As to the choice of units, in simulation science we always tend to keep things in natural units, i.e. units where all computed quantities are dimensionless and kept in [0, 1] or at least within 1-2 orders of magnitude and so the full resolution of the limited floating-point representation could be used. If you take the star mass to be in units of Solar mass, distances to be in AUs and time to be in years, then for an Earth-like planet at 1 AU around a Sun-like star, the magnitude of the orbital velocity would be 2*pi (AU/yr) and the magnitude of the radius vector would be 1 (AU).

Answer 2

As Ed suggested, I would use the mks units, rather than some other set of units.

For the initial velocity, I would agree with part of what Ed said, but I would use the vector form of the centripetal acceleration:

m₁v²/r r(hat) = G m₁ m₂ / r2 r(hat)

Set z to 0, and convert from polar coordinates to cartesian coordinates (x,y). Then, you can assign either y or x an initial velocity, and compute what the other variable is to satisfy the circular orbit criteria.
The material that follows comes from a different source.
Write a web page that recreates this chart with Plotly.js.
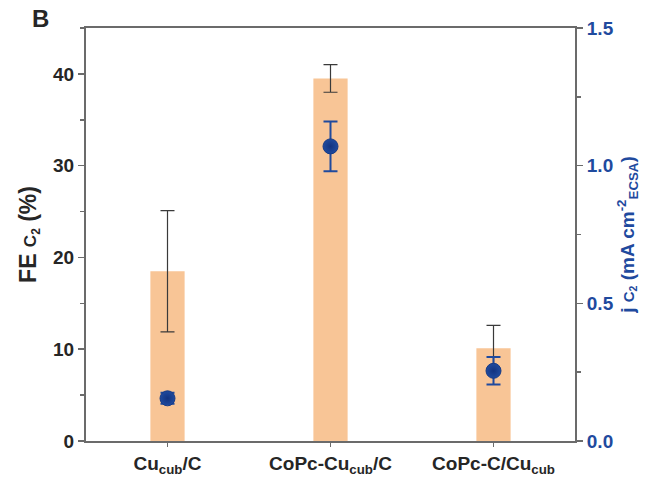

This should give you an initial (Vx,Vy) that you can start your nbody problem from. There should also be quite a bit of literature out there on numerical recipes for nbody central force problems.

Answer 3

Just let centripetal acceleration equal gravitational acceleration.

m₁v² / r = G m₁m₂ / r²

v = sqrt( G m₂ / r )

Of course the star mass m₂ must be much greater than the planet mass m₁ or you don't really have a one-body problem.

Units are a pain in the butt when setting up physics problems. I've spent days resolving errors in seconds vs timestep units. Your choice of AU/Solar Masses/Day is utterly insane. Fix that before anything else.

And, keep in mind that computers have inherently limited precision. An nbody simulation accumulates integration error, so after a million or a billion steps you will certainly not have a circle, regardless of the step duration. I don't know much about that math, but I think stable n-body systems keep themselves stable by resonances which absorb minor variations, whether introduced by nearby stars or by the FPU. So the setup might work fine for a stable, 5-body problem but still fail for a 1-body problem.